Tide turns on US public’s support for Israel

The attitudes of Americans to the Middle East in general and Israel in particular has for decades been totally predicable.

The overwhelming consensus – demonstrated by years of polling – is that Americans support Israel and have no sympathy for the Palestinians.

Now Donald Trump’s Iran War and Israel’s war with the Palestinians have profoundly altered attitudes.

Of course, while we call it a Trump war it is very probably one he had been goaded into partly by Israel and Netanyahu and partly by his own hubris.

According to Gallup polling from 2001 to 2025 Israelis consistently held double-digit leads in Americans’ Middle East sympathies, with the gap averaging 43 % between 2001 and 2018.

Gallup identified, however, a narrowing of attitudes in 2019.  Now, in 2026, 41% of Americans say they sympathise more with Palestinians in the Middle east situation while 36% sympathise more with the Israelis.

The split is probably not statistically significant, but it is a clear contrast between the large leads over the past 24 years. Gallup suggests that it seems that there has been a cumulative effect of gradual changes in US attitudes which has led to the Israelis no longer being viewed more sympathetically.

The Gallup poll showed that for the first time adults aged 55 and over 49% sympathise more with Israel while only 31% sympathise with Palestinians. What is significant about this finding is that it is the first time since 1995 that less than half of older Americans have said they sympathise with Isreal.

In terms of favourability Americans are less favourable towards Israel while their view of Palestinian territories has improved. 48% of Americans are positive on this rating.

For the first time as many independents hold a very or mostly favourable view of the Palestinians Territories as they do of Israel. Gallup says that 57% of US adults favour the establishment of an independent Palestinian state alongside Israel – the so-called ‘two state solution.”

Of course, that is now academic given Israel’s genocidal attacks on Palestinians, its ethnic cleansing strategies and the rapid takeover of more land in the West Bank and other places such as Lebanon.

Every day Israeli settlers push further into the West Bank. Israeli Lt General Eyal Zamir visited the West Bank and condemned the violence and attacks saying they were “nationalist crime incidents…morally and ethnically unacceptable.” (The Economist 29/3)

Sadly, he didn’t mention that much of the ethnic cleansing was being carried out by Israeli Defence Forces soldiers.

Meanwhile, one of Washington’s most powerful lobbyists – the American Israel Public Affairs Committee (AIPAC) – is facing a backlash.

The Economist (28/3) also reported that sales of a 20 year old book is resurfacing as a bestseller.

The John Mearsheimer and Stephen Walt book – The Israel Lobby and US Foreign Policy – “argued that a loose coalition of pro-Israel advocacy groups exerted significant influence over American policy debates at times steering decision-makers in directions – such as support for the Iraq War- that proved bad for America,” The Economist said.

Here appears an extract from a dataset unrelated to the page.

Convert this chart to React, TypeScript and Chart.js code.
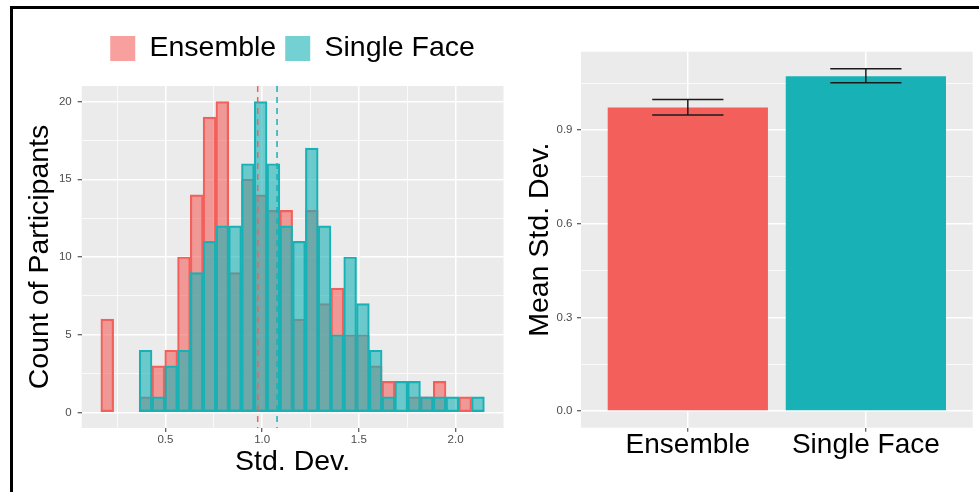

The lobby group spent US100 million in the 2022 and 2024 election cycles. It also works with a variety of front groups which don’t mention Israel – such as recent campaigns in New Jersey and North Carolina.

“In Illinois two of the four AIPAC candidates won. An AIPAC backed candidate in North Carolina, Valerie Foushee, disavowed it on the campaign trail and in New Jersey a pro-Palestinian candidate won.”

The killing goes on. The lobbyists remain activists. Critics face pile ons and accusations of anti-semitism and the Albanese Government laid out the red carpet for the Israeli President Isaac Herzog.